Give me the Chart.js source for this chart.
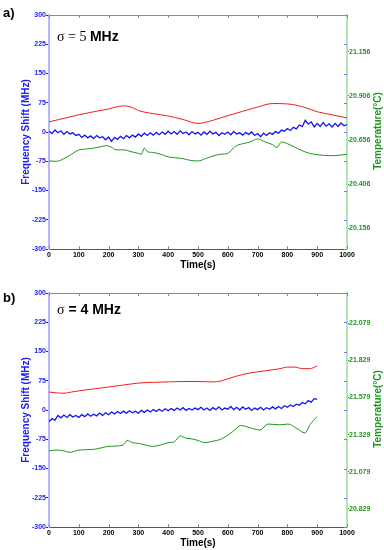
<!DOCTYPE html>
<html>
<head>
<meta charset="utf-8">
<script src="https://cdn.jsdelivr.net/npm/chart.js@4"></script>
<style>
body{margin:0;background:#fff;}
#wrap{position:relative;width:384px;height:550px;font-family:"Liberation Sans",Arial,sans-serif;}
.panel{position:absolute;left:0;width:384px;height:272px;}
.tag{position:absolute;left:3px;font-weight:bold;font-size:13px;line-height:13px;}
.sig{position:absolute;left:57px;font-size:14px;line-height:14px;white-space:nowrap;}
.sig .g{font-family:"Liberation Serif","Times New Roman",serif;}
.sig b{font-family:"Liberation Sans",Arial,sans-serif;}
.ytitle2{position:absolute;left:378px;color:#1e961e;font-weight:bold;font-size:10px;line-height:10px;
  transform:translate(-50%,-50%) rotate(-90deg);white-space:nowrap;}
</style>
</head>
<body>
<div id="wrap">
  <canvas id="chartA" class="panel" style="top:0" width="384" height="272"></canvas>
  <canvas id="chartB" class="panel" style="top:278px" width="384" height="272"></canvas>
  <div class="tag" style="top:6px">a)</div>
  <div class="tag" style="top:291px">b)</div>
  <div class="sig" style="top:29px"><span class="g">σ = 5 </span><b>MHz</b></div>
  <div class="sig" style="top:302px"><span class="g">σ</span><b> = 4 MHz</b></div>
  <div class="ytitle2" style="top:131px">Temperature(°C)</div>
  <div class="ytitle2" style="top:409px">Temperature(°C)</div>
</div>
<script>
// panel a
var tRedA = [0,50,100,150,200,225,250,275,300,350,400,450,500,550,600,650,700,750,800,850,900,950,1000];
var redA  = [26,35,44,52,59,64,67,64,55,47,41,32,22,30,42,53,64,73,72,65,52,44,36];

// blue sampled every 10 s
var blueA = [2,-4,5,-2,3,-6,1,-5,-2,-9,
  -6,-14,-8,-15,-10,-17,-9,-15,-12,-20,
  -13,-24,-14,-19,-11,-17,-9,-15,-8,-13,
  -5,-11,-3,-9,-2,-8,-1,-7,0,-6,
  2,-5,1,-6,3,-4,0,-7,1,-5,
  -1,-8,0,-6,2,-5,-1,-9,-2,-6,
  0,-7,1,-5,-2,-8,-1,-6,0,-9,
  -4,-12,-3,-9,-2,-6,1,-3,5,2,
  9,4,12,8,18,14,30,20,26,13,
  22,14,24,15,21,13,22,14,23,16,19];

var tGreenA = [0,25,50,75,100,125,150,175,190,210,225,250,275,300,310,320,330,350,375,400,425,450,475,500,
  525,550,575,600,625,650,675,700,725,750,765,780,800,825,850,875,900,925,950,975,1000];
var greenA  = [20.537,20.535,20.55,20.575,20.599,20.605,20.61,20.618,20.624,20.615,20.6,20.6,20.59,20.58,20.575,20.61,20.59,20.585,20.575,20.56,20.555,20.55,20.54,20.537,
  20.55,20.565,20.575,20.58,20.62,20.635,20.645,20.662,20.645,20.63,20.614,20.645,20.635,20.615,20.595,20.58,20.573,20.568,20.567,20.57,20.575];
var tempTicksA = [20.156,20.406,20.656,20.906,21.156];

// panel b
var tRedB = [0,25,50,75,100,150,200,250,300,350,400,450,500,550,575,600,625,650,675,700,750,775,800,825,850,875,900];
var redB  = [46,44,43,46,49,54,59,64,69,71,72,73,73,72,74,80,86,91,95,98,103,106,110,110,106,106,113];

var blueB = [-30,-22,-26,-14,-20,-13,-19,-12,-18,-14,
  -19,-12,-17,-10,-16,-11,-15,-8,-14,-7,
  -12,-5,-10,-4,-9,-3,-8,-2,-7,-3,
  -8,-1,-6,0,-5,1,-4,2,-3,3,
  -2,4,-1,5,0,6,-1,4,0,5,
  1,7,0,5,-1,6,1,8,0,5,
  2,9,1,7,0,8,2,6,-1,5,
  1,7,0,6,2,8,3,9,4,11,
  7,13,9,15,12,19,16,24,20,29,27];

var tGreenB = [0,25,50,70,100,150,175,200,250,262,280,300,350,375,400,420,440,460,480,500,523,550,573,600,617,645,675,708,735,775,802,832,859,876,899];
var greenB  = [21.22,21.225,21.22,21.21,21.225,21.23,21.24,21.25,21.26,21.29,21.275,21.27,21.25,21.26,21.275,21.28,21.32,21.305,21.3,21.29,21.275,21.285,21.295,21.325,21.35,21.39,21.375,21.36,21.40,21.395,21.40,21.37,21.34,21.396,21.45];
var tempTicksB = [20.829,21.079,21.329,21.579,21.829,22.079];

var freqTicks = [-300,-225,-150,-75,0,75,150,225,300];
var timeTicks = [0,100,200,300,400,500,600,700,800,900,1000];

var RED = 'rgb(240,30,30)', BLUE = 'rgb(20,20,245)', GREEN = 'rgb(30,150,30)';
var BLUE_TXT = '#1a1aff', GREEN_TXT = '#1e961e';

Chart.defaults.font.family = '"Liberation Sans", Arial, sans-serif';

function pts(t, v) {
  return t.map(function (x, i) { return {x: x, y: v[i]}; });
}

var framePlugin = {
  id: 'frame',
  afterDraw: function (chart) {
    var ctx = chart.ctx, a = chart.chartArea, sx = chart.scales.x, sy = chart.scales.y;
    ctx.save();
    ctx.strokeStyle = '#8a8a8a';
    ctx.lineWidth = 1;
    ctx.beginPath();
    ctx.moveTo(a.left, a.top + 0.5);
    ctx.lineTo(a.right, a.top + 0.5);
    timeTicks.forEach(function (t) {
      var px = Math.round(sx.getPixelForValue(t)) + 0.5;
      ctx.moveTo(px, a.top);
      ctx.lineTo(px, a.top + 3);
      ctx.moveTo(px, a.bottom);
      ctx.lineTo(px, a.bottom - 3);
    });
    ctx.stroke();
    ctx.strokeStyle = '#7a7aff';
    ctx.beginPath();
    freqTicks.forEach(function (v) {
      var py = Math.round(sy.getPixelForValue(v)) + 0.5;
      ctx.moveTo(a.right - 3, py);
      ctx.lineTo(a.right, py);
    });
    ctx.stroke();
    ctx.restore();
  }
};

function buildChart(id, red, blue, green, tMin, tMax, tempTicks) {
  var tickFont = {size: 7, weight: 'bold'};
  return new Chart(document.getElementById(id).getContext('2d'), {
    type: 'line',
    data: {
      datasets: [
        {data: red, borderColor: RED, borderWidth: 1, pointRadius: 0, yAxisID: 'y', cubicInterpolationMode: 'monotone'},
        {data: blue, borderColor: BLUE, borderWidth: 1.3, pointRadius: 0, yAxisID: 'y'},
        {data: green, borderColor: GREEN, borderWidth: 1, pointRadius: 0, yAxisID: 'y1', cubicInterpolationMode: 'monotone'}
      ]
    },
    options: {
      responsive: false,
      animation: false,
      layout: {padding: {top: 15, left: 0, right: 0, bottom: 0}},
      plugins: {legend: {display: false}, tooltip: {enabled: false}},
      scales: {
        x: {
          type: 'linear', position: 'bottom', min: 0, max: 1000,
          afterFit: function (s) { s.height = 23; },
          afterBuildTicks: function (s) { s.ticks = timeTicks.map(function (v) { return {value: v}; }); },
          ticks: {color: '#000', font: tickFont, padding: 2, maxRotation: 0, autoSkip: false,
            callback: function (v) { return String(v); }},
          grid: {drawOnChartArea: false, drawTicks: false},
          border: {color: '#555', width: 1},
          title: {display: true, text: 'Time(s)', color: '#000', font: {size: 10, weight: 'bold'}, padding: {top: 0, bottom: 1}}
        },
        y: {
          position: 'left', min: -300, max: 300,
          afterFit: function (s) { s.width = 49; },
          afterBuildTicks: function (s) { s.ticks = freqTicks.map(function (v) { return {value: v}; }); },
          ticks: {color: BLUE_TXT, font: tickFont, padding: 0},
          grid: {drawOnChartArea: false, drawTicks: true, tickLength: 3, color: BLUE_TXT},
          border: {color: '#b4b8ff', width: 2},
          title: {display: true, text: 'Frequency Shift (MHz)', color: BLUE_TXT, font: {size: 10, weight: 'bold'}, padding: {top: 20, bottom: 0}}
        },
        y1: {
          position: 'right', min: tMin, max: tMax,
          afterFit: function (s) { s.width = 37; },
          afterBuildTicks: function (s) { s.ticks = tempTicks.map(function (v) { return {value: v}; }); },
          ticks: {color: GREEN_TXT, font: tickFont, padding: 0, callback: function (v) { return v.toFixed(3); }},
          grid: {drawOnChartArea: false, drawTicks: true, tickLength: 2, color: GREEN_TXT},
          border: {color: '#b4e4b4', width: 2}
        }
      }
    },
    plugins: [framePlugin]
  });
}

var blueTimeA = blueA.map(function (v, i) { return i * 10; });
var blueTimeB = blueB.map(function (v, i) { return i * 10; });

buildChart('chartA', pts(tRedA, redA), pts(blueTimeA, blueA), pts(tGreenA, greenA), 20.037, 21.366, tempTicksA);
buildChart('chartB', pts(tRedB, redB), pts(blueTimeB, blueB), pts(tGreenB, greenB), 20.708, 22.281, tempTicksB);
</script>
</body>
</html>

☆ ☆ ☆ ☆

**What is being asked**
Extract the lines exactly, please: the first line of the listing, the line with "22,14,24,15,21,13,22,14,23,16,19];", and every line between them, but no pictures.

**Right answer**
Give me the Chart.js source for this chart.
<!DOCTYPE html>
<html>
<head>
<meta charset="utf-8">
<script src="https://cdn.jsdelivr.net/npm/chart.js@4"></script>
<style>
body{margin:0;background:#fff;}
#wrap{position:relative;width:384px;height:550px;font-family:"Liberation Sans",Arial,sans-serif;}
.panel{position:absolute;left:0;width:384px;height:272px;}
.tag{position:absolute;left:3px;font-weight:bold;font-size:13px;line-height:13px;}
.sig{position:absolute;left:57px;font-size:14px;line-height:14px;white-space:nowrap;}
.sig .g{font-family:"Liberation Serif","Times New Roman",serif;}
.sig b{font-family:"Liberation Sans",Arial,sans-serif;}
.ytitle2{position:absolute;left:378px;color:#1e961e;font-weight:bold;font-size:10px;line-height:10px;
  transform:translate(-50%,-50%) rotate(-90deg);white-space:nowrap;}
</style>
</head>
<body>
<div id="wrap">
  <canvas id="chartA" class="panel" style="top:0" width="384" height="272"></canvas>
  <canvas id="chartB" class="panel" style="top:278px" width="384" height="272"></canvas>
  <div class="tag" style="top:6px">a)</div>
  <div class="tag" style="top:291px">b)</div>
  <div class="sig" style="top:29px"><span class="g">σ = 5 </span><b>MHz</b></div>
  <div class="sig" style="top:302px"><span class="g">σ</span><b> = 4 MHz</b></div>
  <div class="ytitle2" style="top:131px">Temperature(°C)</div>
  <div class="ytitle2" style="top:409px">Temperature(°C)</div>
</div>
<script>
// panel a
var tRedA = [0,50,100,150,200,225,250,275,300,350,400,450,500,550,600,650,700,750,800,850,900,950,1000];
var redA  = [26,35,44,52,59,64,67,64,55,47,41,32,22,30,42,53,64,73,72,65,52,44,36];

// blue sampled every 10 s
var blueA = [2,-4,5,-2,3,-6,1,-5,-2,-9,
  -6,-14,-8,-15,-10,-17,-9,-15,-12,-20,
  -13,-24,-14,-19,-11,-17,-9,-15,-8,-13,
  -5,-11,-3,-9,-2,-8,-1,-7,0,-6,
  2,-5,1,-6,3,-4,0,-7,1,-5,
  -1,-8,0,-6,2,-5,-1,-9,-2,-6,
  0,-7,1,-5,-2,-8,-1,-6,0,-9,
  -4,-12,-3,-9,-2,-6,1,-3,5,2,
  9,4,12,8,18,14,30,20,26,13,
  22,14,24,15,21,13,22,14,23,16,19];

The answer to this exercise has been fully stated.